REST API

ftm-lakehouse includes a FastAPI-based REST API for remote access to the lakehouse. It exposes journal operations and dataset job execution over HTTP with JWT-based authentication.

Running the API

uvicorn ftm_lakehouse.api:app --reload  # disable --reload for production

The interactive API docs (ReDoc) are served at /.

Configuration

API settings use the LAKEHOUSE_API_ prefix:

Variable	Description	Default
`LAKEHOUSE_API_SECRET_KEY`	JWT signing key	`change-for-production`
`LAKEHOUSE_API_ACCESS_TOKEN_EXPIRE`	Token expiry in minutes	`5`
`LAKEHOUSE_API_ACCESS_TOKEN_ALGORITHM`	JWT algorithm	`HS256`
`LAKEHOUSE_API_AUTH_REQUIRED`	Require authentication	`true`
`LAKEHOUSE_API_TITLE`	OpenAPI title	`FollowTheMoney Data Lakehouse Api`

When auth_required is false, read-only requests (GET, HEAD, OPTIONS) are allowed without a token. Write requests are always rejected in public mode.

Authentication

The API uses JWT bearer tokens with a method + path prefix authorization model. Tokens encode a list of allowed HTTP methods and path prefixes, keeping auth logic external to the API itself.

Token structure

Tokens carry two claims:

methods: List of allowed HTTP methods (e.g. ["GET", "POST"]) or ["*"] for all
prefixes: List of allowed path prefixes or glob patterns

Examples

Allow all access:

from ftm_lakehouse.api.auth import create_access_token

token = create_access_token(methods=["*"], prefixes=["/"])

Read-only access:

token = create_access_token(methods=["GET", "HEAD", "OPTIONS"], prefixes=["/"])

Scoped to a dataset's archive:

token = create_access_token(methods=["*"], prefixes=["/my_dataset/archive/"])

Glob pattern matching:

token = create_access_token(methods=["*"], prefixes=["/*/tags"])

Routes

Storage

The base storage routes are provided by anystore and expose raw key-value access to the underlying lakehouse store. All keys are path-based -- for example, my_dataset/archive/ab/cd/ef/{checksum}/blob addresses a file blob.

Method	Path	Description
`GET`	`/{key:path}`	Retrieve a stored value by key
`GET`	`/{prefix:path}?keys=true`	List all keys under a prefix
`GET`	`/{prefix:path}?keys=true&glob=*.json`	List keys matching a glob pattern
`HEAD`	`/{key:path}`	Get metadata (size, content type, timestamps)
`HEAD`	`/{key:path}?checksum=true`	Get metadata with checksum in `x-anystore-checksum` header
`PUT`	`/{key:path}`	Store a value (request body streamed directly to storage)
`DELETE`	`/{key:path}`	Delete a value
`PATCH`	`/{key:path}`	Touch a key (update its timestamp)

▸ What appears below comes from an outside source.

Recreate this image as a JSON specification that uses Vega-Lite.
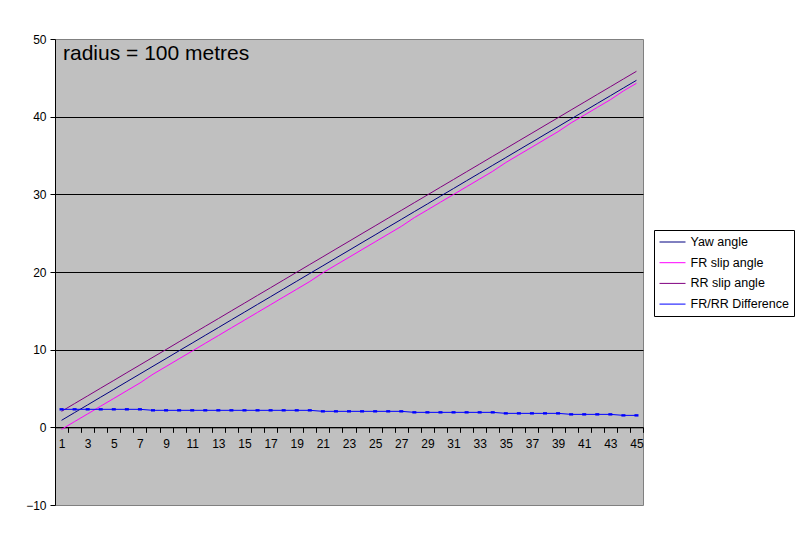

GET supports HTTP range requests via the Range header (e.g. Range: bytes=0-1023) and returns 206 Partial Content with the requested byte range.

Response headers include Content-Length, Content-Type, Accept-Ranges, Last-Modified, and x-anystore-* metadata fields.

Journal

Method	Path	Description
`POST`	`/{dataset}/journal/bulk`	Write TSV rows into the journal
`GET`	`/{dataset}/journal/iterate`	Stream all journal rows as TSV
`POST`	`/{dataset}/journal/flush`	Stream and delete journal rows
`GET`	`/{dataset}/journal/count`	Get journal row count
`DELETE`	`/{dataset}/journal/clear`	Delete all journal rows

Operations

Method	Path	Description
`POST`	`/{dataset}/_operation`	Run a job operation on a dataset

The request body must be a serialized DatasetJobModel with a name field identifying the operation:

{
    "name": "CrawlJob",
    "source": "s3://bucket/path"
}

Available operations:

Job name	Description
`CrawlJob`	Batch file ingestion from a source URI
`OptimizeJob`	Compact parquet files, optional vacuum and translog apply
`ExportStatementsJob`	Export to `statements.csv`
`ExportEntitiesJob`	Export to `entities.ftm.json`
`ExportStatisticsJob`	Export to `statistics.json`
`ExportDocumentsJob`	Export to `documents.csv`
`ExportIndexJob`	Export `index.json` with resources
`MappingJob`	Process a CSV mapping configuration
`RecreateJob`	Rebuild parquet store from exports
`DownloadArchiveJob`	Export archive files to original paths
`MakeJob`	Full workflow: flush + all exports

Pass ?force=true to skip freshness checks.